As high-profile cyberattacks disrupt everything from the national gasoline supply to ferry service in Massachusetts, News4 checked in on the D.C.-area Metro system’s cyber defenses.
WMATA’s cybersecurity director, Kyle Malo, said Metro officials combat cyber threats on a regular basis and are always on guard.
“Every day, Metro gets attacked,” he said in an interview Thursday.
The most common attacks on the system are simple email phishing schemes to try to gain information, Malo said. Metro has never had to pay a ransom, Malo said, but the prospect of certain threats does keep him up at night. Anything that would “keep the trains from running” is the “nightmare scenario,” he said.
“Thankfully we’ve never come anywhere near that kind of attack,” Malo said.
About past threats, he said, “We will, yes, generally be able to identify if it’s Russian versus a Chinese-sponsored type of attack, or if it is just an organized crime criminal entity that may not be affiliated with a nation state.”

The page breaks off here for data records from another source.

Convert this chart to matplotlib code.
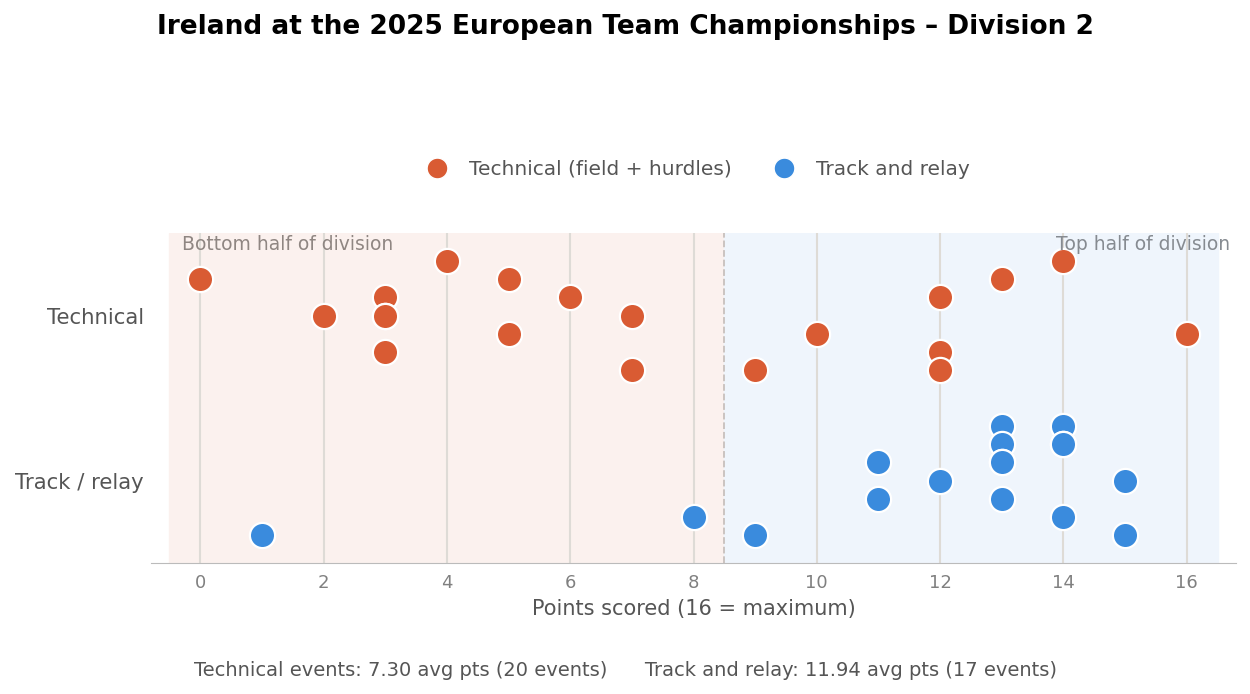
import numpy as np
import matplotlib.pyplot as plt
from matplotlib.lines import Line2D

# points per event (16 = maximum)
tech_points = [0, 2, 3, 3, 3, 3, 4, 5, 5, 6, 7, 7, 9, 10, 12, 12, 12, 13, 14, 16]
tech_offset = [0.22, 0, 0.11, 0, -0.22, 0, 0.33, 0.22, -0.11, 0.11, 0, -0.33, -0.33, -0.11,
               0.11, -0.22, -0.33, 0.22, 0.33, -0.11]

track_points = [1, 8, 9, 11, 11, 12, 13, 13, 13, 13, 13, 14, 14, 14, 14, 15, 15]
track_offset = [-0.33, -0.22, -0.33, 0.11, -0.11, 0, 0.33, 0.22, 0.11, -0.11, 0.11,
                0.33, 0.22, 0.22, -0.22, 0, -0.33]

categories = ["Track / relay", "Technical"]

orange = "#d95b33"
blue = "#3a8bdd"

fig = plt.figure(figsize=(12.5, 6.94), dpi=100)
ax = fig.add_axes([0.1208, 0.1888, 0.868, 0.4752])

# halves of the division
ax.axvspan(-0.5, 8.5, color="#fbf1ee", zorder=0)
ax.axvspan(8.5, 16.5, color="#eff5fc", zorder=0)
ax.axvline(8.5, color="#c8c0bc", linestyle="--", linewidth=1.3, zorder=1)

for xv in range(0, 17, 2):
    ax.axvline(xv, color="#dedbd6", linewidth=1.5, zorder=1)

ax.scatter(tech_points, 1 + np.array(tech_offset), s=330, color=orange,
           edgecolor="white", linewidth=1.6, zorder=3)
ax.scatter(track_points, 0 + np.array(track_offset), s=330, color=blue,
           edgecolor="white", linewidth=1.6, zorder=3)

ax.set_xlim(-0.8, 16.8)
ax.set_ylim(-0.5, 1.5)
ax.set_xticks(range(0, 17, 2))
ax.set_yticks([0, 1])
ax.set_yticklabels(categories, fontsize=15.3, color="#555555")
ax.tick_params(axis="x", labelsize=13, labelcolor="#808080", length=0, pad=8)
ax.tick_params(axis="y", length=0, pad=5)
for sp in ["top", "right", "left"]:
    ax.spines[sp].set_visible(False)
ax.spines["bottom"].set_color("#bbbbbb")
ax.set_xlabel("Points scored (16 = maximum)", fontsize=15, color="#555555", labelpad=5)

ax.text(-0.3, 1.49, "Bottom half of division", fontsize=13.5, color="#8f8682", va="top")
ax.text(16.7, 1.49, "Top half of division", fontsize=13.5, color="#868b91", va="top", ha="right")

handles = [
    Line2D([], [], marker="o", linestyle="", markersize=15, color=orange,
           markeredgecolor="white", label="Technical (field + hurdles)"),
    Line2D([], [], marker="o", linestyle="", markersize=15, color=blue,
           markeredgecolor="white", label="Track and relay"),
]
ax.legend(handles=handles, loc="center", bbox_to_anchor=(0.5, 1.194), ncol=2,
          frameon=False, fontsize=14.5, labelcolor="#555555", columnspacing=1.6,
          handletextpad=0.6)

fig.suptitle("Ireland at the 2025 European Team Championships \u2013 Division 2",
             fontsize=19, fontweight="bold", y=0.98)

tech_avg = np.mean(tech_points)
track_avg = np.mean(track_points)
fig.text(0.5, 0.026,
         f"Technical events: {tech_avg:.2f} avg pts ({len(tech_points)} events)      "
         f"Track and relay: {track_avg:.2f} avg pts ({len(track_points)} events)",
         ha="center", fontsize=14, color="#555555")

fig.savefig("out.png", dpi=100)
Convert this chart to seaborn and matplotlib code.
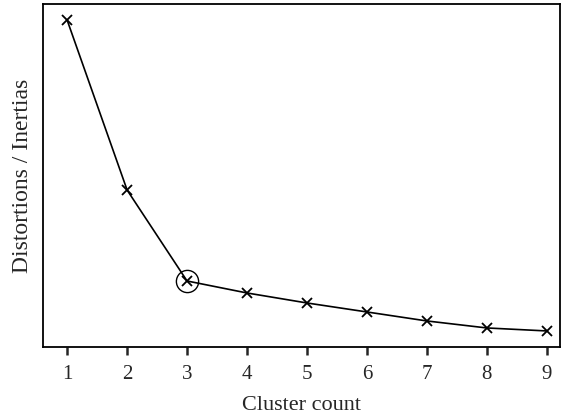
import pandas as pd
import seaborn as sns
import matplotlib.pyplot as plt

# Elbow curve values (arbitrary units)
clusters = [1, 2, 3, 4, 5, 6, 7, 8, 9]
inertias = [327, 157, 66, 54, 44, 35, 26, 19, 16]
elbow_k = 3

df = pd.DataFrame({"k": clusters, "inertia": inertias})

sns.set_theme(style="ticks")
plt.rcParams['font.family'] = ['Liberation Serif', 'DejaVu Serif']

fig, ax = plt.subplots(figsize=(5.61, 4.19), dpi=100)

sns.lineplot(data=df, x="k", y="inertia", ax=ax, color="black",
             linewidth=1.2, marker="x", markersize=6.5, markeredgewidth=1.3,
             markeredgecolor="black")

# Circle the elbow
elbow = df[df["k"] == elbow_k]
ax.plot(elbow["k"], elbow["inertia"], marker="o", markersize=16,
        markerfacecolor="none", markeredgecolor="black", markeredgewidth=1.0,
        linestyle="none")

ax.set_xlim(0.6, 9.22)
ax.set_ylim(0, 343)
ax.set_xticks(clusters)
ax.set_yticks([])
ax.tick_params(axis="x", labelsize=15, length=6, width=1.8, direction="out", pad=7)
ax.set_xlabel("Cluster count", fontsize=16, labelpad=9)
ax.set_ylabel("Distortions / Inertias", fontsize=17, labelpad=7)
for s in ax.spines.values():
    s.set_linewidth(1.3)
    s.set_color("black")

fig.subplots_adjust(left=0.077, right=0.998, top=0.99, bottom=0.172)
fig.savefig("out.png", dpi=100)
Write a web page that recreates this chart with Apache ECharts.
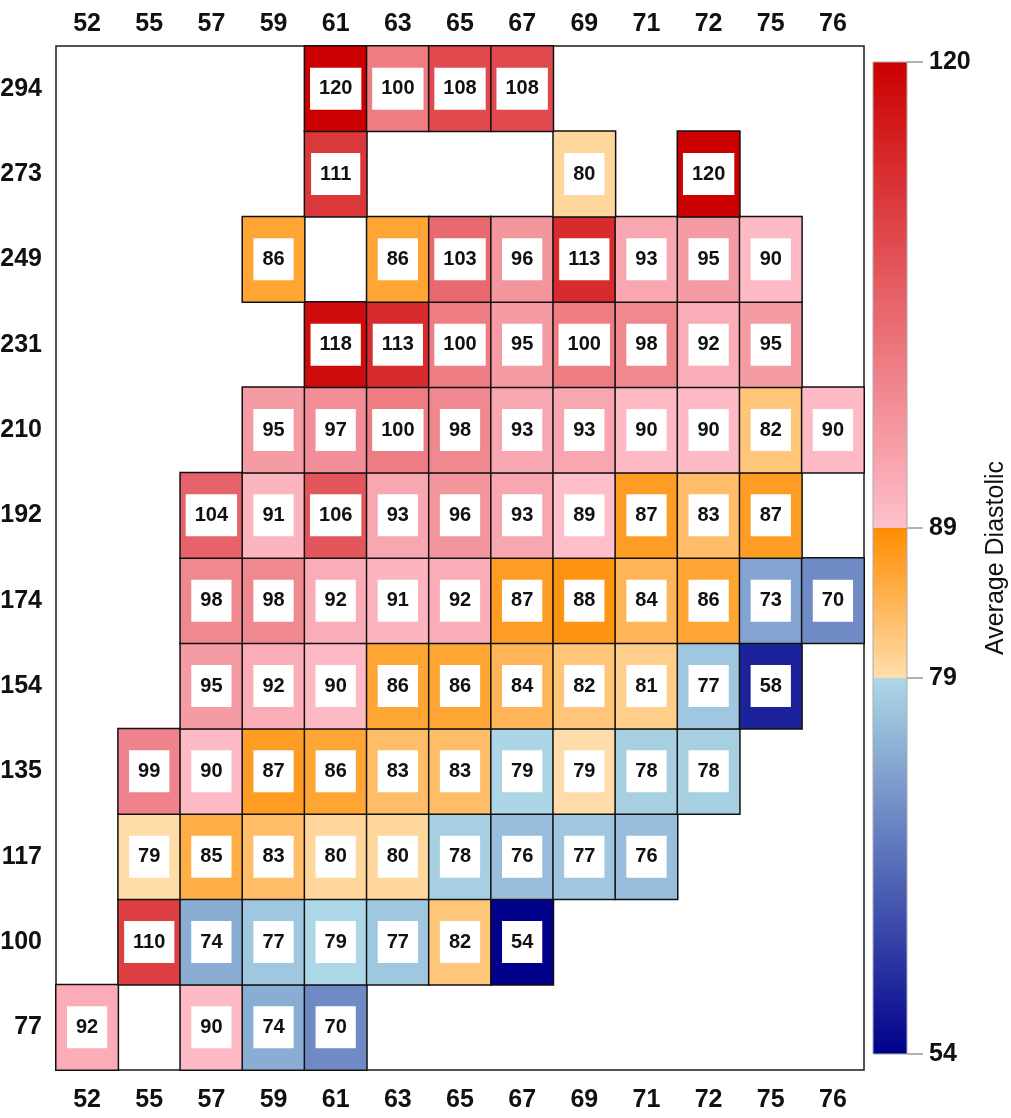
<!DOCTYPE html>
<html>
<head>
<meta charset="utf-8">
<script src="https://cdn.jsdelivr.net/npm/echarts@6/dist/echarts.min.js"></script>
<style>
html,body{margin:0;padding:0;background:#fff;}
#chart{width:1011px;height:1118px;}
</style>
</head>
<body>
<div id="chart"></div>
<script>
// ---- categories ----
const xCats = ['52','55','57','59','61','63','65','67','69','71','72','75','76'];
const yCats = ['77','100','117','135','154','174','192','210','231','249','273','294'];

// ---- values per y row (bottom to top), one entry per x category, null = no cell ----
const row77  = [92, null, 90, 74, 70, null, null, null, null, null, null, null, null];
const row100 = [null, 110, 74, 77, 78.9, 77, 82, 54, null, null, null, null, null];
const row117 = [null, 79.3, 85, 83, 80, 80, 78, 76, 77, 76, null, null, null];
const row135 = [null, 99, 90, 87, 86, 83, 83, 78.8, 79.2, 78, 78, null, null];
const row154 = [null, null, 95, 92, 90, 86, 86, 84, 82, 81, 77, 58, null];
const row174 = [null, null, 98, 98, 92, 91, 92, 87, 88, 84, 86, 73, 70];
const row192 = [null, null, 104, 91, 106, 93, 96, 93, 89.2, 87, 83, 87, null];
const row210 = [null, null, null, 95, 97, 100, 98, 93, 93, 90, 90, 82, 90];
const row231 = [null, null, null, null, 118, 113, 100, 95, 100, 98, 92, 95, null];
const row249 = [null, null, null, 86, null, 86, 103, 96, 113, 93, 95, 90, null];
const row273 = [null, null, null, null, 111, null, null, null, 80, null, 120, null, null];
const row294 = [null, null, null, null, 120, 100, 108, 108, null, null, null, null, null];
const rows = [row77, row100, row117, row135, row154, row174, row192, row210, row231, row249, row273, row294];

// ---- colour scale ----
const scaleBreaks = [54, 79, 89, 120];
const scaleTicks = [54, 79, 89, 120];
const pieceColors = [
  ['#00008B', '#ADD8E6'],
  ['#FFDEAD', '#FF8C00'],
  ['#FFC0CB', '#CC0000']
];
const legendTitle = 'Average Diastolic';

function hexToRgb(h){ return [parseInt(h.slice(1,3),16), parseInt(h.slice(3,5),16), parseInt(h.slice(5,7),16)]; }
function mix(c1, c2, t){
  const a = hexToRgb(c1), b = hexToRgb(c2);
  return 'rgb(' + a.map((v,i)=>Math.round(v + (b[i]-v)*t)).join(',') + ')';
}
function colorFor(v){
  for (let i = 0; i < pieceColors.length; i++){
    const lo = scaleBreaks[i], hi = scaleBreaks[i+1];
    if (v < hi || i === pieceColors.length - 1){
      const t = Math.max(0, Math.min(1, (v - lo) / (hi - lo)));
      return mix(pieceColors[i][0], pieceColors[i][1], t);
    }
  }
}

const heatData = [];
rows.forEach((r, yi) => r.forEach((v, xi) => {
  if (v !== null) heatData.push({ value: [xi, yi, v], itemStyle: { color: colorFor(v) } });
}));

const scaleMin = scaleBreaks[0], scaleMax = scaleBreaks[scaleBreaks.length - 1];
const gradStops = [];
pieceColors.forEach((pc, i) => {
  gradStops.push({ offset: (scaleBreaks[i] - scaleMin) / (scaleMax - scaleMin), color: pc[0] });
  gradStops.push({ offset: (scaleBreaks[i+1] - scaleMin) / (scaleMax - scaleMin), color: pc[1] });
});

const FONT = "'Liberation Sans', Arial, sans-serif";
const axisLabelStyle = { fontSize: 25, fontWeight: 'bold', color: '#111', fontFamily: FONT };

const chart = echarts.init(document.getElementById('chart'), null, { renderer: 'canvas' });
chart.setOption({
  animation: false,
  backgroundColor: '#fff',
  grid: [
    { left: 56, top: 46, width: 808, height: 1024, show: true, borderColor: '#1a1a1a', borderWidth: 1.5, backgroundColor: '#fff', outerBoundsMode: 'none' },
    { left: 873, top: 62, width: 34, height: 992, show: false, outerBoundsMode: 'none' }
  ],
  xAxis: [
    { gridIndex: 0, type: 'category', data: xCats, position: 'bottom',
      axisLine: { show: false }, axisTick: { show: false }, splitLine: { show: false },
      axisLabel: Object.assign({ margin: 18 }, axisLabelStyle) },
    { gridIndex: 0, type: 'category', data: xCats, position: 'top',
      axisLine: { show: false }, axisTick: { show: false }, splitLine: { show: false },
      axisLabel: Object.assign({ margin: 9 }, axisLabelStyle) },
    { gridIndex: 1, type: 'category', data: [''], show: false }
  ],
  yAxis: [
    { gridIndex: 0, type: 'category', data: yCats,
      axisLine: { show: false }, axisTick: { show: false }, splitLine: { show: false },
      axisLabel: Object.assign({ margin: 14 }, axisLabelStyle) },
    { gridIndex: 1, type: 'value', min: scaleMin, max: scaleMax, position: 'right',
      axisLine: { show: false }, splitLine: { show: false },
      axisTick: { show: true, customValues: scaleTicks, length: 16, lineStyle: { color: '#999', width: 1.5 } },
      axisLabel: Object.assign({ customValues: scaleTicks, margin: 22 }, axisLabelStyle),
      name: legendTitle, nameLocation: 'middle', nameGap: 77,
      nameTextStyle: { fontSize: 25, color: '#111', fontFamily: FONT } }
  ],
  series: [
    { type: 'heatmap', xAxisIndex: 0, yAxisIndex: 0, data: heatData,
      itemStyle: { borderColor: '#111', borderWidth: 1.5 },
      emphasis: { disabled: true },
      label: { show: true, formatter: p => String(Math.round(p.value[2])),
        backgroundColor: '#fff', padding: [11, 9], fontSize: 20, lineHeight: 20,
        fontWeight: 'bold', color: '#111', fontFamily: FONT } },
    { type: 'custom', xAxisIndex: 2, yAxisIndex: 1, silent: true,
      data: [[0, scaleMin, scaleMax]],
      renderItem: function (params, api) {
        const top = api.coord([api.value(0), api.value(2)]);
        const bot = api.coord([api.value(0), api.value(1)]);
        const w = api.size([1, 0])[0];
        return { type: 'rect',
          shape: { x: top[0] - w / 2, y: top[1], width: w, height: bot[1] - top[1] },
          style: { fill: new echarts.graphic.LinearGradient(0, 1, 0, 0, gradStops), stroke: '#aaa', lineWidth: 1 } };
      } }
  ]
});
</script>
</body>
</html>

“So, that sounds like you’ve dealt with all of the above,” News4 asked. “Is that true?”
“We absolutely have. Yes,” Malo replied.
Metro’s inspector general has previously called for cybersecurity upgrades.
No matter how successful the agency is at fending off attacks, experts say they will keep coming and there will be disruptions.
“I think the transportation industry should be very concerned,” said Steve Seiden, CEO of Acquired Data Solutions. “We have seen the last couple of attacks have significant impact, and we cannot take this lightly.”
Metro leaders say any movie scenario in which a train or bus would become controlled by an outside group is highly, highly unlikely.